India’s path to self-reliance
In response, the government of India has launched a ₹7,280 crore scheme to indigenise REPM manufacturing. Key outcomes include:
Integrated value chain: Establishing India’s first facilities to convert oxides to finished magnets, securing supply for EVs, renewables, and defense
Industrial resilience: Producing 6,000 MTPA of REPM locally. This is expected to meet 70-75% of domestic requirements by 2030, slashing import dependency from 100% to just 25-30%
Economic impact: The ₹7,280 crore in incentives will attract high-value investments and create jobs through competitive bidding for five beneficiaries
Mitigation strategies
Beyond government policy, Indian OEMs are implementing several de-risking strategies:
Diversification: Actively securing alternative global sources to reduce Chinese reliance.
Ferrite motors: Proactively developing ferrite magnet-based motors to accelerate localisation.
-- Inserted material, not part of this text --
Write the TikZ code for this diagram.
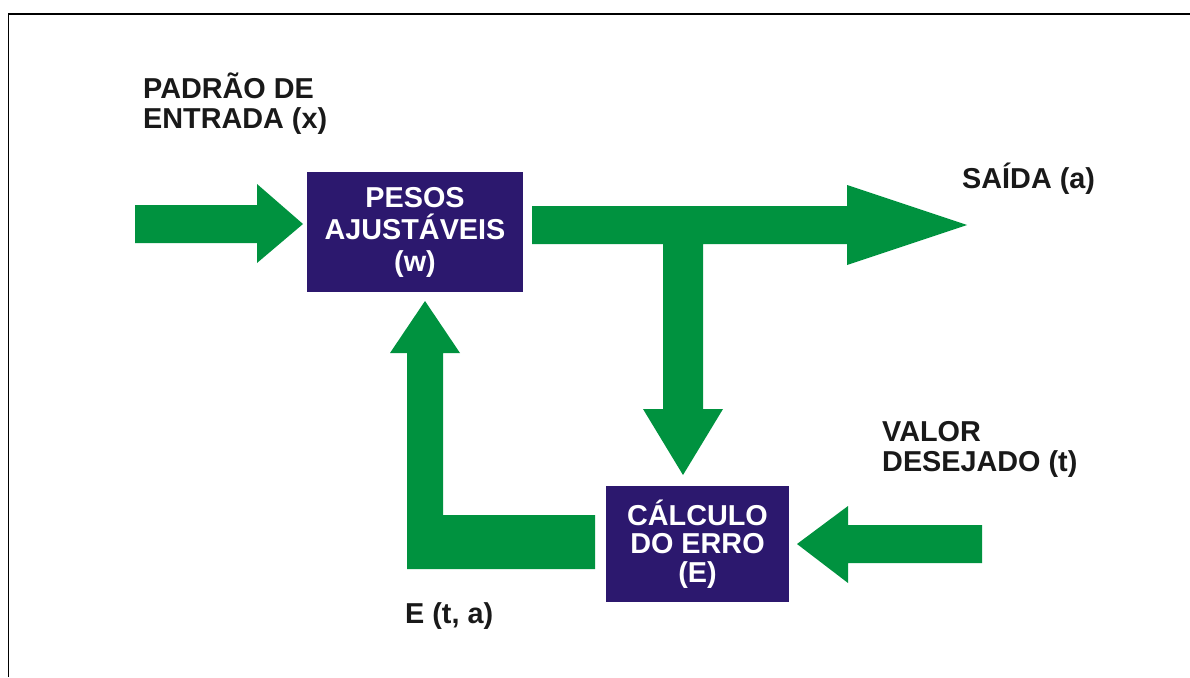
\documentclass[tikz,border=0pt]{standalone}
\usepackage{fontspec}
\setmainfont{Liberation Sans}
\definecolor{navy}{RGB}{44,24,110}
\definecolor{arrowgreen}{RGB}{0,146,63}
\begin{document}
\begin{tikzpicture}[x=1pt,y=-1pt,
  blockbox/.style={fill=navy, draw=none, inner sep=0pt, text=white, align=center},
  lbl/.style={inner sep=0pt, text=black!90, align=left},
  garrow/.style={fill=arrowgreen, draw=none}]
\useasboundingbox (0,0) rectangle (1190,677);
% frame
\draw[line width=1.5pt, black] (8.5,677) -- (8.5,14) -- (1190,14);

% boxes
\node[blockbox, minimum width=216pt, minimum height=120pt,
  font=\fontsize{28.8}{32}\selectfont\bfseries] (pesos) at (415,232)
  {PESOS\\AJUSTÁVEIS\\(w)};
\node[blockbox, minimum width=183pt, minimum height=116pt,
  font=\fontsize{28.8}{28.5}\selectfont\bfseries] (calc) at (697.5,544)
  {CÁLCULO\\DO ERRO\\(E)};

% input arrow
\fill[garrow] (135,205) -- (257,205) -- (257,184) -- (303,224) -- (257,263) -- (257,243) -- (135,243) -- cycle;
% output arrow with T branch
\fill[garrow] (532,206) -- (847,206) -- (847,185) -- (967,225) -- (847,265) -- (847,244)
  -- (703,244) -- (703,409) -- (723,409) -- (683,475) -- (643,409) -- (663,409)
  -- (663,244) -- (532,244) -- cycle;
% feedback L arrow
\fill[garrow] (595,515) -- (443,515) -- (443,353) -- (460,353) -- (425,301) -- (390,353)
  -- (407,353) -- (407,569) -- (595,569) -- cycle;
% desired value arrow
\fill[garrow] (982,525) -- (848,525) -- (848,506) -- (797,544) -- (848,583) -- (848,563) -- (982,563) -- cycle;

% labels
\node[lbl, anchor=north west, font=\fontsize{28.8}{30}\selectfont\bfseries] (entrada) at (143,73)
  {PADRÃO DE\\ENTRADA (x)};
\node[lbl, anchor=base west, font=\fontsize{28.8}{30}\selectfont\bfseries] (saida) at (962,188)
  {SAÍDA (a)};
\node[lbl, anchor=north west, font=\fontsize{28.8}{30.5}\selectfont\bfseries] (valor) at (882,421)
  {VALOR\\DESEJADO (t)};
\node[lbl, anchor=base west, font=\fontsize{28.8}{30}\selectfont\bfseries] (eta) at (405,623)
  {E (t, a)};
\end{tikzpicture}
\end{document}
Circular economy: Innovating in rare-earth recycling from e-waste to create a sustainable supply chain.
Bridge, not destination
While China’s easing of export licenses provides much-needed breathing room for Indian automakers, it serves as a tactical bridge rather than a permanent solution. The ‘civilian-use’ restriction highlights that India remains vulnerable to geopolitical levers. For India to achieve true self-reliance or ‘atmanirbharta’, the focus must remain on the ₹7,280 crore REPM mission.